Again, don’t think too hard about the actual values shown. This is all dummy data only used as an example.
· Diagonal Cells (Variance): Represent each asset’s variance, showing how their returns vary on their own (e.g. 0.0016 is Asset A’s variance)
· Off-Diagonal Cells (Covariance): Measure how the returns of two different assets move together. A positive value means they tend to move in the same direction; a negative value indicates an inverse relationship. In this example, we assume a positive relationship between all assets.
With these assumptions, we can now calculate our portfolio’s expected return and risk. I’m abstracting some of the math involved for simplicity. Using the data above, we arrive at the following.
· Portfolio expected return: 7.26% (take the sumproduct of each asset’s expected return and weight)
· Portfolio variance: 0.0043 (use matrix multiplication)
· Portfolio standard deviation: 0.0656 (square root of portfolio variance)
But we can do better! Our portfolio weights aren’t optimized – all we’ve done so far is assume we put a third of our portfolio into each asset. That may help with diversification, but how do we know it’s the right way to weight our portfolio? I’ll answer this question after a quick recap.
Quick recap
Asset Table Setup: We’ve built a table with 3 assets, including expected returns and initial weights. This serves as the foundation for our portfolio analysis.
Covariance Matrix Construction: We’ve created a covariance matrix. This matrix helps us understand how assets move in relation to one another.
Portfolio Metrics Calculation:
Expected Return: We calculated the unoptimized expected return given our initial weighting assumptions.
Portfolio Variance: We used matrix multiplication to calculate the variance of our portfolio.
Standard Deviation: We took the square root of our calculated portfolio variance to give us a clear measure of the portfolio’s risk.
Now we need to optimize this portfolio. To do this, we adjust the asset weights so that we can maximize our expected return for a given level of risk. This will allow us to map out an efficient frontier. To do this, I’m going to use Excel’s Solver add-in.
My assumptions for Solver are as follows:
Goal: Minimize variance for a target level of return.
Constraints:
Sum of portfolio weights must be 1 (we must be fully invested in the market).
Prevent negative weights (no short selling).
Expected return constrained to our target (we optimize for a target level of return).
Here’s what that looks like in the Solver Window.
Again, Solver’s objective is to minimize variance for a target level of return. I iteratively pass into Solver a target return (say, 3%, 5%, 10%, etc.), and Solver finds, based on the expected returns and covariance matrix we built earlier, the standard deviation and expected return for the portfolio given that target return. Here is a table showing the output:
When we plot this table as a scatterplot, we get the following output:
This is the efficient frontier for our 3 investable assets. It is a visual representation of the best (lowest risk) portfolio for each level of return.

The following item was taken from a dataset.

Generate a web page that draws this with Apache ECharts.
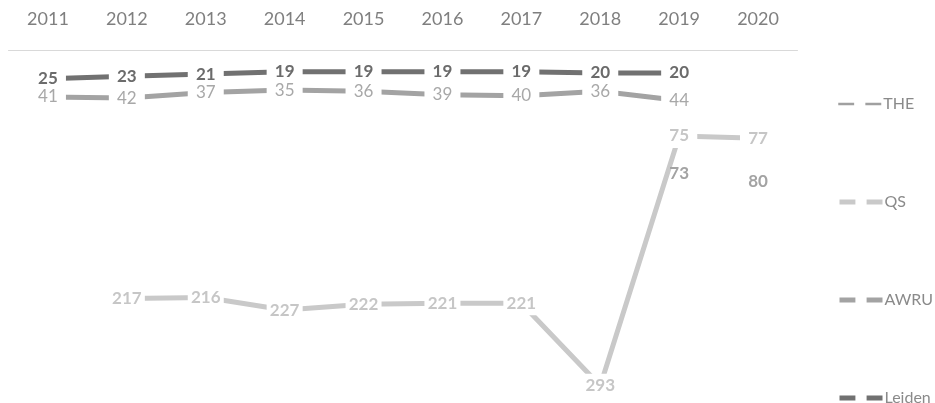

Here is what this looks like using Python. In this version, it’s easier to visualize how the efficient frontier outputs the best portfolio for each level of risk.
It’s important to note that while the efficient frontier provides a powerful quantitative framework for optimizing portfolios, qualitative analysis is absolutely crucial for portfolio management. Industry trends, economic forecasts, and other data play a crucial role in decision-making. This is just one piece of the puzzle.
While these metrics and visualizations are helpful for theoretical understanding, the underlying principles behind risk-adjusted returns are more important. Fundamentally, every investment has its limitations, whether it be opportunity cost, liquidity constraints, or something else. Recognizing and accounting for risk/reward trade-offs ultimately leads to a more resilient investment approach - one that prioritizes a risk-first mentality over returns-chasing.